A new kind of test for Alzheimer’s disease is available in the United States after receiving approval earlier this month.
The U.S. Food and Drug Administration permitted marketing of an in vitro test for Alzheimer’s meant to detect protein rations that can determine the presence of amyloid plaque in the brain, a hallmark of Alzheimer’s. The new test could function as an alternative to costly PET scans.
The IV test, formally called the Lumipulse G β-Amyloid Ratio (1-42/1-40) test, is the first of its kind for Alzheimer’s. Made and marketed by Japanese IV technology specialist Fujirebio, it can be conducted on pre-existing Fujirebio equipment. It’s intended to be used on patients 55 and older to determine if cognitive impairment in an individual could be related to Alzheimer’s.
Jeff Shuren, MD, director of the Center for Devices and Radiological Health at the FDA, said in a press release that the new test can be a faster alternative to PET scans to help diagnose Alzheimer’s without radiation.
“The availability of an in vitro diagnostic test that can potentially eliminate the need for time-consuming and expensive PET scans is great news for individuals and families concerned with the possibility of an Alzheimer’s disease diagnosis,” he said. “With the Lumipulse test, there is a new option that can typically be completed the same day and can give doctors the same information regarding brain amyloid status, without the radiation risk, to help determine if a patient’s cognitive impairment is due to Alzheimer’s disease.”
…there is a new option that can typically be completed the same day…without the radiation risk, to help determine if a patient’s cognitive impairment is due to Alzheimer’s disease.
The new test works, as the name suggests, by comparing the levels of two proteins – beta-amyloid 1-42 and beta-amyloid 1-40 – to determine the likelihood of beta-amyloid plaque in the brain. In clinical trials, 97% of positive tests with the IV method were also positive with PET scans, and 84% of negative tests also showed up negative with the PET scan.
The FDA does warn that the main risk associated with the test is a false negative or false positive result.

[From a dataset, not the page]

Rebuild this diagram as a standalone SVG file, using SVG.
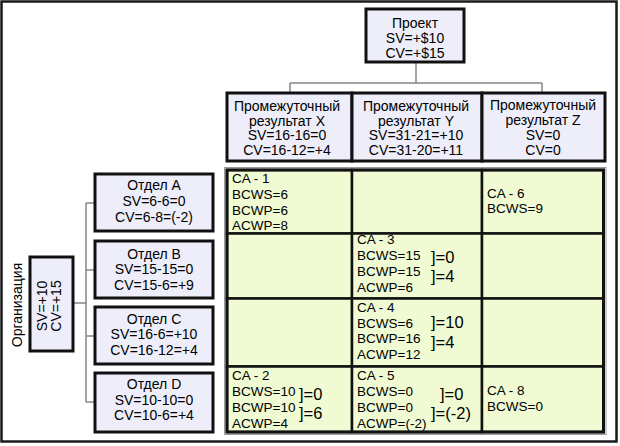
<svg xmlns="http://www.w3.org/2000/svg" width="620" height="446" viewBox="0 0 620 446">
<style>
  .frame{fill:#ffffff;stroke:#1a1a1a;stroke-width:2.5}
  .box{fill:#eeeefa;stroke:#111;stroke-width:3}
  .cell{fill:#f0fad3;stroke:#111;stroke-width:2.5}
  .conn{fill:none;stroke:#858585;stroke-width:1.5}
  text{font-family:"Liberation Sans",Arial,sans-serif;fill:#000}
  .t{font-size:14px;text-anchor:middle}
  .ca{font-size:13.5px}
  .br{font-size:16.5px}
</style>
<rect class="frame" x="1.5" y="1.5" width="615" height="440"/>

<g id="connectors">
  <path class="conn" d="M416 62 V83 M290 83 H542 M290 83 V93 M542 83 V93"/>
  <path class="conn" d="M73 303 H86 M86 203 V402 M86 203 H95 M86 270 H95 M86 336 H95 M86 402 H95"/>
</g>

<g id="project">
  <rect class="box" x="366" y="9" width="98" height="53"/>
  <text class="t" x="415" y="28">Проект</text>
  <text class="t" x="415" y="43">SV=+$10</text>
  <text class="t" x="415" y="57.5">CV=+$15</text>
</g>

<g id="result-x">
  <rect class="box" x="227" y="93" width="125" height="68"/>
  <text class="t" x="287" y="111">Промежуточный</text>
  <text class="t" x="287" y="125.7">результат X</text>
  <text class="t" x="287" y="140.3">SV=16-16=0</text>
  <text class="t" x="287" y="155">CV=16-12=+4</text>
</g>
<g id="result-y">
  <rect class="box" x="352" y="93" width="130" height="68"/>
  <text class="t" x="416" y="111">Промежуточный</text>
  <text class="t" x="416" y="125.7">результат Y</text>
  <text class="t" x="416" y="140.3">SV=31-21=+10</text>
  <text class="t" x="416" y="155">CV=31-20=+11</text>
</g>
<g id="result-z">
  <rect class="box" x="482" y="93" width="123" height="68"/>
  <text class="t" x="543" y="110">Промежуточный</text>
  <text class="t" x="543" y="125">результат Z</text>
  <text class="t" x="543" y="140">SV=0</text>
  <text class="t" x="543" y="155">CV=0</text>
</g>

<g id="organization">
  <rect class="box" x="30" y="257" width="43" height="94"/>
  <text class="t" transform="translate(47 306) rotate(-90)">SV=+10</text>
  <text class="t" transform="translate(61 306) rotate(-90)">CV=+15</text>
  <text class="t" transform="translate(22 305) rotate(-90)">Организация</text>
</g>

<g id="dept-a">
  <rect class="box" x="95" y="174" width="118" height="57"/>
  <text class="t" x="154" y="190">Отдел A</text>
  <text class="t" x="154" y="206">SV=6-6=0</text>
  <text class="t" x="154" y="221.5">CV=6-8=(-2)</text>
</g>
<g id="dept-b">
  <rect class="box" x="95" y="241" width="118" height="57"/>
  <text class="t" x="154" y="258.5">Отдел B</text>
  <text class="t" x="154" y="274">SV=15-15=0</text>
  <text class="t" x="154" y="289.5">CV=15-6=+9</text>
</g>
<g id="dept-c">
  <rect class="box" x="95" y="307" width="118" height="57"/>
  <text class="t" x="154" y="324">Отдел C</text>
  <text class="t" x="154" y="339.3">SV=16-6=+10</text>
  <text class="t" x="154" y="354.5">CV=16-12=+4</text>
</g>
<g id="dept-d">
  <rect class="box" x="95" y="373" width="118" height="59"/>
  <text class="t" x="154" y="389.3">Отдел D</text>
  <text class="t" x="154" y="404.5">SV=10-10=0</text>
  <text class="t" x="154" y="420">CV=10-6=+4</text>
</g>

<g id="grid">
  <rect x="224.5" y="167.5" width="381.5" height="267" fill="none" stroke="#9a9a9a" stroke-width="1"/>
  <rect class="cell" x="227" y="170" width="125" height="63.5"/>
  <rect class="cell" x="352" y="170" width="130" height="63.5"/>
  <rect class="cell" x="482" y="170" width="121.5" height="63.5"/>
  <rect class="cell" x="227" y="233.5" width="125" height="65"/>
  <rect class="cell" x="352" y="233.5" width="130" height="65"/>
  <rect class="cell" x="482" y="233.5" width="121.5" height="65"/>
  <rect class="cell" x="227" y="298.5" width="125" height="68"/>
  <rect class="cell" x="352" y="298.5" width="130" height="68"/>
  <rect class="cell" x="482" y="298.5" width="121.5" height="68"/>
  <rect class="cell" x="227" y="366.5" width="125" height="65.5"/>
  <rect class="cell" x="352" y="366.5" width="130" height="65.5"/>
  <rect class="cell" x="482" y="366.5" width="121.5" height="65.5"/>
  <rect x="227" y="170" width="376.5" height="262" fill="none" stroke="#111" stroke-width="3"/>
</g>

<g id="ca-1">
  <text class="ca" x="232" y="183.3">CA - 1</text>
  <text class="ca" x="232" y="199">BCWS=6</text>
  <text class="ca" x="232" y="214.5">BCWP=6</text>
  <text class="ca" x="232" y="230">ACWP=8</text>
</g>
<g id="ca-6">
  <text class="ca" x="487" y="197.7">CA - 6</text>
  <text class="ca" x="487" y="213.3">BCWS=9</text>
</g>
<g id="ca-3">
  <text class="ca" x="357" y="244.3">CA - 3</text>
  <text class="ca" x="357" y="260">BCWS=15</text>
  <text class="ca" x="357" y="276">BCWP=15</text>
  <text class="ca" x="357" y="292">ACWP=6</text>
  <text class="br" x="431" y="263">]=0</text>
  <text class="br" x="431" y="282">]=4</text>
</g>
<g id="ca-4">
  <text class="ca" x="357" y="311.7">CA - 4</text>
  <text class="ca" x="357" y="327.5">BCWS=6</text>
  <text class="ca" x="357" y="343">BCWP=16</text>
  <text class="ca" x="357" y="359">ACWP=12</text>
  <text class="br" x="431" y="328">]=10</text>
  <text class="br" x="431" y="348">]=4</text>
</g>
<g id="ca-2">
  <text class="ca" x="232" y="380">CA - 2</text>
  <text class="ca" x="232" y="396">BCWS=10</text>
  <text class="ca" x="232" y="411.7">BCWP=10</text>
  <text class="ca" x="232" y="427.5">ACWP=4</text>
  <text class="br" x="299" y="400">]=0</text>
  <text class="br" x="299" y="419">]=6</text>
</g>
<g id="ca-5">
  <text class="ca" x="357" y="380">CA - 5</text>
  <text class="ca" x="357" y="396">BCWS=0</text>
  <text class="ca" x="357" y="411.7">BCWP=0</text>
  <text class="ca" x="357" y="427.5">ACWP=(-2)</text>
  <text class="br" x="440" y="400">]=0</text>
  <text class="br" x="431" y="419">]=(-2)</text>
</g>
<g id="ca-8">
  <text class="ca" x="487" y="395">CA - 8</text>
  <text class="ca" x="487" y="410.5">BCWS=0</text>
</g>
</svg>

Both the FDA and the manufacturer maintain that other factors must be considered when diagnosing Alzheimer’s, and that the test result alone is not enough to diagnose Alzheimer’s.

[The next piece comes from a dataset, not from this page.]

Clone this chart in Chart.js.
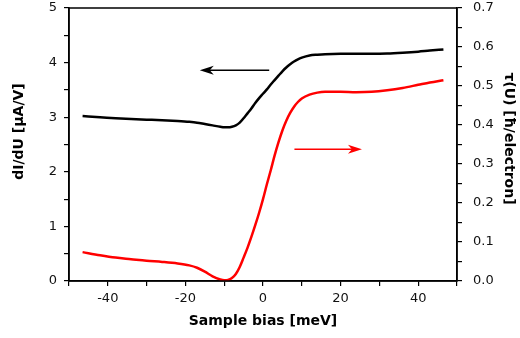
<!DOCTYPE html>
<html>
<head>
<meta charset="utf-8">
<script src="https://cdn.jsdelivr.net/npm/chart.js@4"></script>
<style>
  html, body { margin: 0; padding: 0; background: #fff; }
  #wrap { width: 520px; height: 338px; }
</style>
</head>
<body>
<div id="wrap"><canvas id="c" width="520" height="338"></canvas></div>
<script>
// bias axis (meV), shared by both curves
const biasMeV = [-46.5, -42, -38, -34, -30, -26, -22, -19, -17, -15, -13, -11, -10, -9, -8, -7, -6, -5, -4, -3, -2, -1,
                 0, 1, 2, 3, 4, 5, 6, 7, 8, 9, 10, 12, 14, 16, 20, 24, 28, 32, 36, 40, 43, 46.5];
// dI/dU [uA/V], left axis
const dIdU = [3.02, 3.00, 2.98, 2.965, 2.955, 2.945, 2.93, 2.915, 2.90, 2.875, 2.85, 2.825, 2.815, 2.815, 2.825, 2.85, 2.90, 2.98, 3.07, 3.16, 3.26, 3.35,
              3.43, 3.51, 3.60, 3.68, 3.76, 3.84, 3.91, 3.97, 4.02, 4.06, 4.09, 4.13, 4.145, 4.155, 4.16, 4.16, 4.16, 4.165, 4.18, 4.20, 4.22, 4.24];
// tau(U) [hbar/electron], right axis
const tau = [0.074, 0.066, 0.060, 0.056, 0.052, 0.049, 0.045, 0.040, 0.034, 0.024, 0.012, 0.004, 0.002, 0.003, 0.008, 0.018, 0.036, 0.060, 0.085, 0.113, 0.143, 0.175,
             0.210, 0.248, 0.284, 0.322, 0.356, 0.386, 0.411, 0.431, 0.447, 0.459, 0.468, 0.478, 0.483, 0.485, 0.485, 0.484, 0.485, 0.489, 0.495, 0.503, 0.509, 0.515];

// arrows pointing to each curve's axis, in data units
const arrows = [
  { from: [1.6, 3.86], to: [-16.3, 3.86], yAxis: 'y', color: '#000000' },
  { from: [8.1, 0.338], to: [25.5, 0.338], yAxis: 'y1', color: '#ff0000' },
];

const leftTitle = 'dI/dU [μA/V]';
const rightTitle = 'τ(U) [ħ/electron]';

const FONT = 'DejaVu Sans';
Chart.defaults.font.family = FONT;
Chart.defaults.color = '#111';

const tickGrid = { drawOnChartArea: false, drawTicks: true, tickLength: 5, color: '#000', lineWidth: 1.2 };
const noPad = s => { s.paddingTop = 0; s.paddingBottom = 0; s.paddingLeft = 0; s.paddingRight = 0; };

const framePlugin = {
  id: 'frame',
  afterDraw(chart) {
    const { ctx, chartArea: a } = chart;
    ctx.save();
    ctx.strokeStyle = '#000';
    ctx.lineWidth = 1.5;
    ctx.strokeRect(a.left, a.top, a.right - a.left, a.bottom - a.top);

    // arrows
    arrows.forEach(ar => {
      const xs = chart.scales.x, ys = chart.scales[ar.yAxis];
      const x0 = xs.getPixelForValue(ar.from[0]), y0 = ys.getPixelForValue(ar.from[1]);
      const x1 = xs.getPixelForValue(ar.to[0]), y1 = ys.getPixelForValue(ar.to[1]);
      const dir = Math.sign(x1 - x0);
      const L = 14, W = 4.5, N = 4;
      ctx.strokeStyle = ar.color; ctx.fillStyle = ar.color; ctx.lineWidth = 1.5;
      ctx.beginPath(); ctx.moveTo(x0, y0); ctx.lineTo(x1 - dir * N, y1); ctx.stroke();
      ctx.beginPath();
      ctx.moveTo(x1, y1);
      ctx.lineTo(x1 - dir * L, y1 - W);
      ctx.lineTo(x1 - dir * (L - N), y1);
      ctx.lineTo(x1 - dir * L, y1 + W);
      ctx.closePath(); ctx.fill();
    });

    // vertical axis titles (matplotlib puts them a bit above centre)
    const cy = (a.top + a.bottom) / 2;
    ctx.fillStyle = '#000';
    ctx.font = 'bold 14px "' + FONT + '"';
    ctx.textAlign = 'center';
    ctx.textBaseline = 'middle';
    ctx.save(); ctx.translate(a.left - 50, cy - 13); ctx.rotate(-Math.PI / 2);
    ctx.fillText(leftTitle, 0, 0); ctx.restore();
    ctx.save(); ctx.translate(a.right + 52, cy - 6); ctx.rotate(Math.PI / 2);
    ctx.fillText(rightTitle, 0, 0); ctx.restore();
    ctx.restore();
  }
};

new Chart(document.getElementById('c'), {
  type: 'line',
  data: {
    datasets: [
      { label: 'dI/dU', data: biasMeV.map((x, i) => ({ x, y: dIdU[i] })), yAxisID: 'y',
        borderColor: '#000000', borderWidth: 2.5, pointRadius: 0, cubicInterpolationMode: 'monotone' },
      { label: 'tau', data: biasMeV.map((x, i) => ({ x, y: tau[i] })), yAxisID: 'y1',
        borderColor: '#ff0000', borderWidth: 2.5, pointRadius: 0, cubicInterpolationMode: 'monotone' },
    ]
  },
  options: {
    responsive: false,
    animation: false,
    layout: { padding: { top: 8, left: 0, right: 0, bottom: 0 } },
    plugins: { legend: { display: false }, tooltip: { enabled: false } },
    scales: {
      x: {
        type: 'linear', min: -50, max: 50,
        grid: tickGrid,
        border: { color: '#000', width: 1.5 },
        ticks: { stepSize: 10, autoSkip: false, maxRotation: 0, padding: 5, font: { size: 13 },
                 callback: v => (v % 20 === 0 ? String(v) : '') },
        title: { display: true, text: 'Sample bias [meV]', font: { size: 14, weight: 'bold' },
                 padding: { top: 0, bottom: 8 }, color: '#000' },
        afterFit: s => { s.height = 57; noPad(s); },
      },
      y: {
        position: 'left', min: 0, max: 5,
        grid: tickGrid,
        border: { color: '#000', width: 1.5 },
        ticks: { stepSize: 0.5, autoSkip: false, padding: 7, font: { size: 13 },
                 callback: v => (Number.isInteger(v) ? String(v) : '') },
        afterFit: s => { s.width = 69; noPad(s); },
      },
      y1: {
        position: 'right', min: 0, max: 0.7,
        grid: tickGrid,
        border: { color: '#000', width: 1.5 },
        ticks: { stepSize: 0.05, autoSkip: false, padding: 11, font: { size: 13 },
                 callback: v => { const r = Math.round(v * 100); return r % 10 === 0 ? (r / 100).toFixed(1) : ''; } },
        afterFit: s => { s.width = 63; noPad(s); },
      },
    }
  },
  plugins: [framePlugin]
});
</script>
</body>
</html>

“The Lumipulse G β-Amyloid Ratio (1-42/1-40) test is not intended as a screening or standalone assay to diagnose AD,” reads Fujirebio’s statement on the approval. “Results must be interpreted in conjunction with other patient clinical information. The assay is analyzed on Fujirebio’s fully automated LUMIPULSE G1200 instrument system, which is available to clinical laboratories nationwide.”